One of the most fascinating dimensions of my travels over the last few months has been the incredible opportunity to meet representatives from so many national governments across the world to explore their perspectives on the future of AI, especially around governance and the public-private role in its development.
Here in Washington and in many European capitals, I hear endless variants of the tired tropes of the US and EU emphasizing leadership by focusing on regulating AI juxta positioned against the image of China as deploying AI strictly for state surveillance and merely copying American innovation. Conversations inevitably fixate on those two polar images, with the rest of the world reduced merely to bystander status.

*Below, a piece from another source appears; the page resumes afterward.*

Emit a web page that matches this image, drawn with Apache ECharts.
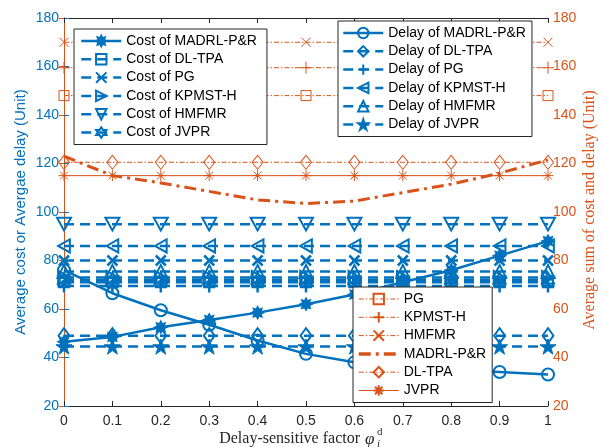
<!DOCTYPE html>
<html>
<head>
<meta charset="utf-8">
<script src="https://cdn.jsdelivr.net/npm/echarts@6/dist/echarts.min.js"></script>
<style>
  html, body { margin: 0; padding: 0; background: #fff; }
  #chart { width: 603px; height: 447px; }
</style>
</head>
<body>
<div id="chart"></div>
<script>
// Delay-sensitive factor values on the x axis
const factors = [0, 0.1, 0.2, 0.3, 0.4, 0.5, 0.6, 0.7, 0.8, 0.9, 1];

// Left axis: average cost / average delay (Unit)
const costMADRL  = [46.5, 48.5, 52.5, 55.5, 58.5, 62, 66, 71, 76, 82, 88];
const costDLTPA  = [71, 71, 71, 71, 71, 71, 71, 71, 71, 71, 71];
const costPG     = [80, 80, 80, 80, 80, 80, 80, 80, 80, 80, 80];
const costKPMST  = [73, 73, 73, 73, 73, 73, 73, 73, 73, 73, 73];
const costHMFMR  = [95, 95, 95, 95, 95, 95, 95, 95, 95, 95, 95];
const costJVPR   = [72, 72, 72, 72, 72, 72, 72, 72, 72, 72, 72];
const delayMADRL = [76, 66.5, 59.5, 53.5, 47, 41.5, 38, 36.5, 35, 34, 33];
const delayDLTPA = [49, 49, 49, 49, 49, 49, 49, 49, 49, 49, 49];
const delayPG    = [69.5, 69.5, 69.5, 69.5, 69.5, 69.5, 69.5, 69.5, 69.5, 69.5, 69.5];
const delayKPMST = [86, 86, 86, 86, 86, 86, 86, 86, 86, 86, 86];
const delayHMFMR = [75.5, 75.5, 75.5, 75.5, 75.5, 75.5, 75.5, 75.5, 75.5, 75.5, 75.5];
const delayJVPR  = [44.5, 44.5, 44.5, 44.5, 44.5, 44.5, 44.5, 44.5, 44.5, 44.5, 44.5];

// Right axis: average sum of cost and delay (Unit)
const sumPG     = [148, 148, 148, 148, 148, 148, 148, 148, 148, 148, 148];
const sumKPMST  = [159.5, 159.5, 159.5, 159.5, 159.5, 159.5, 159.5, 159.5, 159.5, 159.5, 159.5];
const sumHMFMR  = [170, 170, 170, 170, 170, 170, 170, 170, 170, 170, 170];
const sumMADRL  = [123, 115, 112, 108.5, 105, 103.5, 104.5, 108, 111.5, 116, 121.5];
const sumDLTPA  = [120.5, 120.5, 120.5, 120.5, 120.5, 120.5, 120.5, 120.5, 120.5, 120.5, 120.5];
const sumJVPR   = [115, 115, 115, 115, 115, 115, 115, 115, 115, 115, 115];

const yTicks = { min: 20, max: 180, interval: 20 };

const BLUE = '#0072BD';
const ORANGE = '#D95319';
const DARK = '#262626';
const SANS = '"Liberation Sans", Arial, sans-serif';
const SERIF = '"Liberation Serif", "Times New Roman", serif';

// marker shapes
const SYM = {
  asterisk: 'path://M10,0L10,20M0,10L20,10M2.9,2.9L17.1,17.1M17.1,2.9L2.9,17.1',
  blob: 'path://M10,0L12.3,4.5L17.1,2.9L15.5,7.7L20,10L15.5,12.3L17.1,17.1L12.3,15.5L10,20L7.7,15.5L2.9,17.1L4.5,12.3L0,10L4.5,7.7L2.9,2.9L7.7,4.5Z',
  cross: 'path://M0,0L20,20M20,0L0,20',
  plus: 'path://M10,0L10,20M0,10L20,10',
  triDown: 'path://M0,1L20,1L10,19Z',
  triRight: 'path://M1,0L19,10L1,20Z',
  triLeft: 'path://M19,0L1,10L19,20Z',
  hexagram: 'path://M10,0L12.89,5L18.66,5L15.77,10L18.66,15L12.89,15L10,20L7.11,15L1.34,15L4.23,10L1.34,5L7.11,5Z',
  pentagram: 'path://M10,0L12.25,6.91L19.51,6.91L13.63,11.18L15.88,18.09L10,13.82L4.12,18.09L6.37,11.18L0.49,6.91L7.75,6.91Z'
};

const pairs = (vals) => factors.map((x, i) => [x, vals[i]]);

function line(name, vals, axis, color, o) {
  return {
    name: name,
    type: 'line',
    yAxisIndex: axis,
    data: pairs(vals),
    symbol: o.symbol || 'none',
    symbolSize: o.size || 10,
    symbolKeepAspect: true,
    showSymbol: o.symbol ? true : false,
    lineStyle: { color: color, width: o.width, type: o.dash || 'solid' },
    itemStyle: o.symbol
      ? { color: o.filled ? color : 'rgba(0,0,0,0)', borderColor: color, borderWidth: o.bw || 2 }
      : { color: 'rgba(0,0,0,0)', opacity: 0 },
    z: o.z || 2,
    silent: true
  };
}

const DASH = [10, 6];
const DASHDOT = [5, 2, 1.5, 2];
const THICKDD = [12, 5, 3, 5];

const series = [
  line('Cost of MADRL-P&R', costMADRL, 0, BLUE, { width: 2.5, symbol: SYM.blob, size: 12, bw: 1.5, filled: true, z: 3 }),
  line('Cost of DL-TPA', costDLTPA, 0, BLUE, { width: 2.5, dash: DASH, symbol: 'rect', size: 10, bw: 2 }),
  line('Cost of PG', costPG, 0, BLUE, { width: 2.5, dash: DASH, symbol: SYM.cross, size: 10, bw: 2.5 }),
  line('Cost of KPMST-H', costKPMST, 0, BLUE, { width: 2.5, dash: DASH, symbol: SYM.triRight, size: 13, bw: 2 }),
  line('Cost of HMFMR', costHMFMR, 0, BLUE, { width: 2.5, dash: DASH, symbol: SYM.triDown, size: 14, bw: 2 }),
  line('Cost of JVPR', costJVPR, 0, BLUE, { width: 2.5, dash: DASH, symbol: SYM.hexagram, size: 14, bw: 2 }),
  line('Delay of MADRL-P&R', delayMADRL, 0, BLUE, { width: 2.5, symbol: 'circle', size: 12, bw: 2, z: 3 }),
  line('Delay of DL-TPA', delayDLTPA, 0, BLUE, { width: 2.5, dash: DASH, symbol: 'diamond', size: [11, 15], bw: 2 }),
  line('Delay of PG', delayPG, 0, BLUE, { width: 2.5, dash: DASH, symbol: SYM.plus, size: 13, bw: 2.5 }),
  line('Delay of KPMST-H', delayKPMST, 0, BLUE, { width: 2.5, dash: DASH, symbol: SYM.triLeft, size: 13, bw: 2 }),
  line('Delay of HMFMR', delayHMFMR, 0, BLUE, { width: 2.5, dash: DASH, symbol: 'triangle', size: 13, bw: 2 }),
  line('Delay of JVPR', delayJVPR, 0, BLUE, { width: 2.5, dash: DASH, symbol: SYM.pentagram, size: 16, bw: 1, filled: true }),

  line('PG', sumPG, 1, ORANGE, { width: 1, dash: DASHDOT, symbol: 'rect', size: 10, bw: 1 }),
  line('KPMST-H', sumKPMST, 1, ORANGE, { width: 1, dash: DASHDOT, symbol: SYM.plus, size: 12, bw: 1 }),
  line('HMFMR', sumHMFMR, 1, ORANGE, { width: 1, dash: DASHDOT, symbol: SYM.cross, size: 9, bw: 1 }),
  line('MADRL-P&R', sumMADRL, 1, ORANGE, { width: 3, dash: THICKDD }),
  line('DL-TPA', sumDLTPA, 1, ORANGE, { width: 1, dash: DASHDOT, symbol: 'diamond', size: [11, 14], bw: 1 }),
  line('JVPR', sumJVPR, 1, ORANGE, { width: 1, symbol: SYM.asterisk, size: 11, bw: 1 })
];

const legendBase = {
  orient: 'vertical',
  itemWidth: 40,
  itemHeight: 13,
  itemGap: 4.3,
  backgroundColor: '#fff',
  borderColor: DARK,
  borderWidth: 1,
  borderRadius: 0,
  selectedMode: false,
  textStyle: { color: '#000', fontSize: 14, fontFamily: SANS },
  z: 10
};

const option = {
  animation: false,
  backgroundColor: '#fff',
  grid: { left: 64, right: 55, top: 18, bottom: 41, containLabel: false },
  xAxis: [
    {
      type: 'value', position: 'bottom', min: 0, max: 1, interval: 0.1,
      axisLine: { show: true, onZero: false, lineStyle: { color: DARK, width: 1 } },
      axisTick: { show: true, inside: true, length: 5, lineStyle: { color: DARK } },
      axisLabel: { color: DARK, fontSize: 14, fontFamily: SANS, margin: 8 },
      splitLine: { show: false }
    },
    {
      type: 'value', position: 'top', min: 0, max: 1, interval: 0.1,
      axisLine: { show: true, onZero: false, lineStyle: { color: DARK, width: 1 } },
      axisTick: { show: true, inside: true, length: 5, lineStyle: { color: DARK } },
      axisLabel: { show: false },
      splitLine: { show: false }
    }
  ],
  yAxis: [
    {
      type: 'value', position: 'left', min: yTicks.min, max: yTicks.max, interval: yTicks.interval,
      axisLine: { show: true, lineStyle: { color: BLUE, width: 1 } },
      axisTick: { show: true, inside: true, length: 5, lineStyle: { color: BLUE } },
      axisLabel: { color: BLUE, fontSize: 14, fontFamily: SANS, margin: 5 },
      splitLine: { show: false }
    },
    {
      type: 'value', position: 'right', min: yTicks.min, max: yTicks.max, interval: yTicks.interval,
      axisLine: { show: true, lineStyle: { color: ORANGE, width: 1 } },
      axisTick: { show: true, inside: true, length: 5, lineStyle: { color: ORANGE } },
      axisLabel: { color: ORANGE, fontSize: 14, fontFamily: SANS, margin: 5 },
      splitLine: { show: false }
    }
  ],
  legend: [
    Object.assign({}, legendBase, {
      left: 74, top: 29, padding: [5, 10, 5, 6],
      lineStyle: { width: 2.5 },
      data: ['Cost of MADRL-P&R', 'Cost of DL-TPA', 'Cost of PG', 'Cost of KPMST-H', 'Cost of HMFMR', 'Cost of JVPR']
    }),
    Object.assign({}, legendBase, {
      left: 338, top: 21, padding: [5, 6, 5, 4],
      lineStyle: { width: 2.5 },
      data: ['Delay of MADRL-P&R', 'Delay of DL-TPA', 'Delay of PG', 'Delay of KPMST-H', 'Delay of HMFMR', 'Delay of JVPR']
    }),
    Object.assign({}, legendBase, {
      left: 353, top: 287, padding: [5, 6, 5, 4],
      lineStyle: { width: 1 },
      data: ['PG', 'KPMST-H', 'HMFMR', { name: 'MADRL-P&R', lineStyle: { width: 3.5 } }, 'DL-TPA', 'JVPR']
    })
  ],
  graphic: [
    {
      type: 'text', x: 21, y: 212, rotation: Math.PI / 2,
      style: { text: 'Average cost or Avergae delay (Unit)', fill: BLUE, font: '15px ' + SANS, align: 'center', verticalAlign: 'middle' }
    },
    {
      type: 'text', x: 590, y: 210, rotation: Math.PI / 2,
      style: { text: 'Average sum of cost and delay (Unit)', fill: ORANGE, font: '16px ' + SERIF, align: 'center', verticalAlign: 'middle' }
    },
    {
      type: 'text', x: 364, y: 439,
      style: { text: 'Delay-sensitive factor ', fill: DARK, font: '16px ' + SERIF, align: 'right', verticalAlign: 'middle' }
    },
    {
      type: 'text', x: 365, y: 440,
      style: { text: 'φ', fill: DARK, font: 'italic 17px ' + SERIF, align: 'left', verticalAlign: 'middle' }
    },
    {
      type: 'text', x: 377, y: 432,
      style: { text: 'd', fill: DARK, font: '11px ' + SERIF, align: 'left', verticalAlign: 'middle' }
    },
    {
      type: 'text', x: 377, y: 444,
      style: { text: 'i', fill: DARK, font: 'italic 11px ' + SERIF, align: 'left', verticalAlign: 'middle' }
    }
  ],
  series: series
};

const chart = echarts.init(document.getElementById('chart'), null, { renderer: 'canvas' });
chart.setOption(option);
</script>
</body>
</html>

This misses the vast globalized AI ecosystem. Far from the DC trope of merely cloning Western AI developments for state surveillance, China has a vast and incredibly innovative AI ecosystem that exceeds that of the West in the way in which it considers AI not merely as a shiny toy but rather as a toy to advance industry. One has to look no further than TikTok: a social media platform that took the world by storm based solely on one innovation that bested every Western company: how it used AI recommendation algorithms. It didn’t clone an existing Western company, it created an entirely new kind of social platform by thinking about AI as a tool rather than a toy.
India is producing a rapidly growing ecosystem of models that emphasize its incredible linguistic diversity. Countries like Saudi Arabia are investing heavily in seeding domestic AI industries.
At TRT World Forum 2023 in Istanbul earlier this month, my own AI-centered panel was merely the technology’s most overt appearance: in fact it was a nearly ubiquitous presence from the exhibit hall to mentions in speeches, panels and side conversations throughout the two days. I was especially fascinated to hear just some of the exciting ways Türkiye is embracing AI.
Today's Western-created and Western-governed AI models largely either label the region and Islam as a prohibited topic or present a Western caricature, from resurrecting racist tropes to existentially offensive portrayals. Countries across the world cannot rely on Western companies to develop AI models that reflect their own cultures – such idealistic goals will always collide head-on with Western imperialism and the belief in technological determinism and the power of AI to remake the world in Silicon Valley's image, from their cultures and beliefs to the languages they speak.
Asked to create an inspiring image or representation of an Arab state that represents its culture, no AI system in 2023 should present a half-naked harem woman cosplaying as a terrorist in a hijab, present obscene images of herders and camels, conflate the Arabic language with terrorism or illiteracy, or describe those who practice Islam or even entire nations as evil, unintelligent, non-human animals, nor should they label entire cultures as prohibited topics that violate human norms. Despite an endless stream of public statements about vast investments in debiasing, “red teaming” and globalization initiatives, behind closed doors there seems little urgency in addressing these issues, with little improvement over the past year.
There is an urgent need for countries across the world to develop their own domestic AI ecosystems that reflect their own values, cultures, beliefs, and languages. In my travels over the last few months, it has been incredible to hear how a number of countries across the world are approaching AI: voices that simply aren't being heard in the US or in European capitals.
I look forward to continuing these conversations in the new year and would love to hear from more national and state governments about the ways in which they are embracing AI and the ways in which their respective governments are viewing issues like AI governance, public-private partnerships, state funding and support initiatives and the unique ways both industry and government in their country are adopting AI that may be very different from how it is being embraced in the US and EU.